Vi ricordate i tempi in cui non era possibile fotografare le opere d’arte nei musei? Mi ricordo ancora l’ultima volta che sono stato al MOMA di New York e avevo impostato sull’iPhone la notifica dei messaggi attraverso l’illuminazione del flash. É arrivato un messaggio mentre avevo il telefono in mano davanti ad un’opera di Andy Wharol. Credevo che fossero pronti ad espellermi dal paese. La guardia del museo mi ha fatto un culo così grande che penso me lo ricorderò tutta la vita. Comunque la gente ha sempre fatto ugualmente le foto dentro il MOMA, così come negli altri musei, e finalmente da un po’ di tempo non sono più vietati gli scatti.
Ogni giorno vengono condivise migliaia di foto della Gioconda o di Picasso, ma per quanto l’arte classica sia sempre molto affascinante, l’estetica é in continua evoluzione grazie, o per colpa dei social. Piano piano ci si é accorti che le opere più condivise alle mostre erano quelle con i neo, quelle più colorate, quelle mastodontiche, insomma quelle più instagrammabili. Volete mettere la differenza di like che può fare la fotografia di un arco gigantesco di palloncini rosa, contro la foto di un piccolo quadro contro una parete?

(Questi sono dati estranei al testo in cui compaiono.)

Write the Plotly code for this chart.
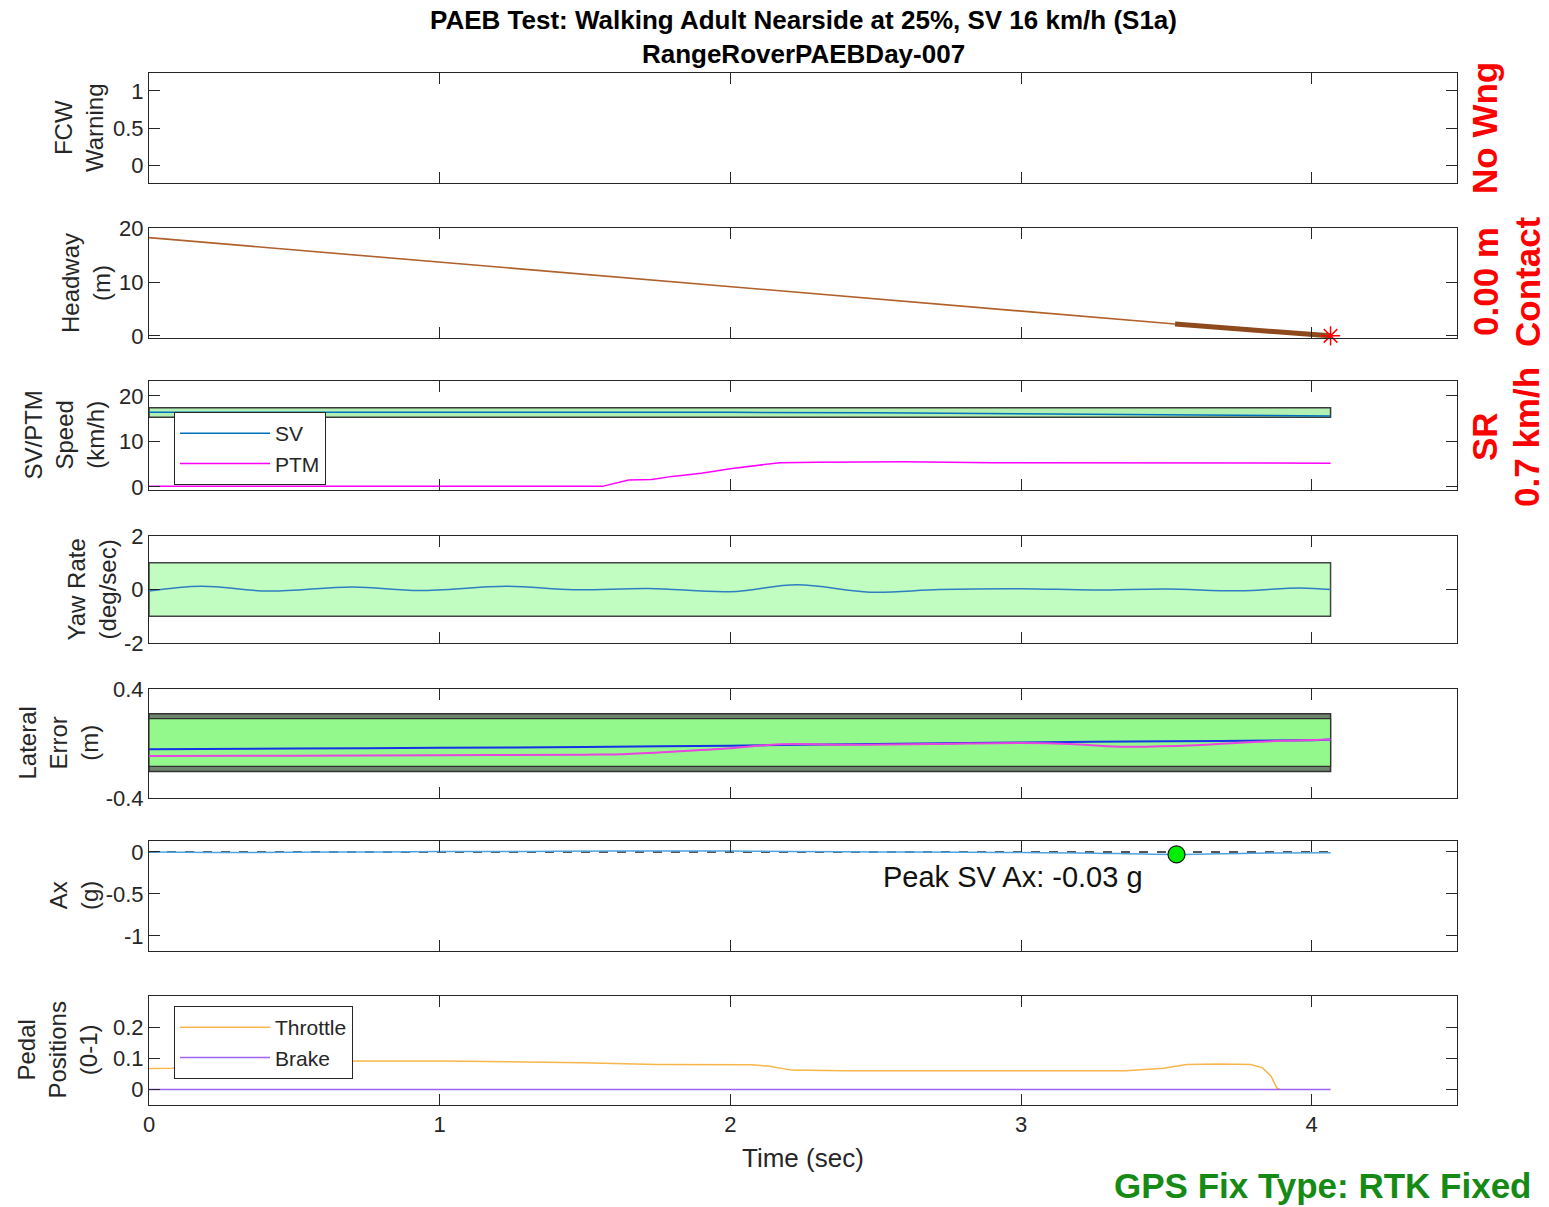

É quasi imparagonabile.
Ed ecco che allora nascono le prime mostre pensate proprio per essere apprezzate dall’estetica dei social ed in particolare da quella di Instagram. A parlarne nel dettaglio é stato il team americano di Wired che ha pubblicato un video in cui si parla proprio di queste mostre. In particolare sono stati a visitare la mostra dei colori a San Francisco, la Color Factory, e il museo del gelato di Los Angeles (Ice Cream Museo). Che sia arte o solamente una forma di intrattenimento non é del tutto chiaro e gli organizzatori soprassiedono. Ma in fondo quello che conta principalmente oggi é offrire un’esperienza, che sia immersiva e perché no, instagrammabile. Da oggi quindi si terrà sempre più conto del grado di fotogenia delle opere.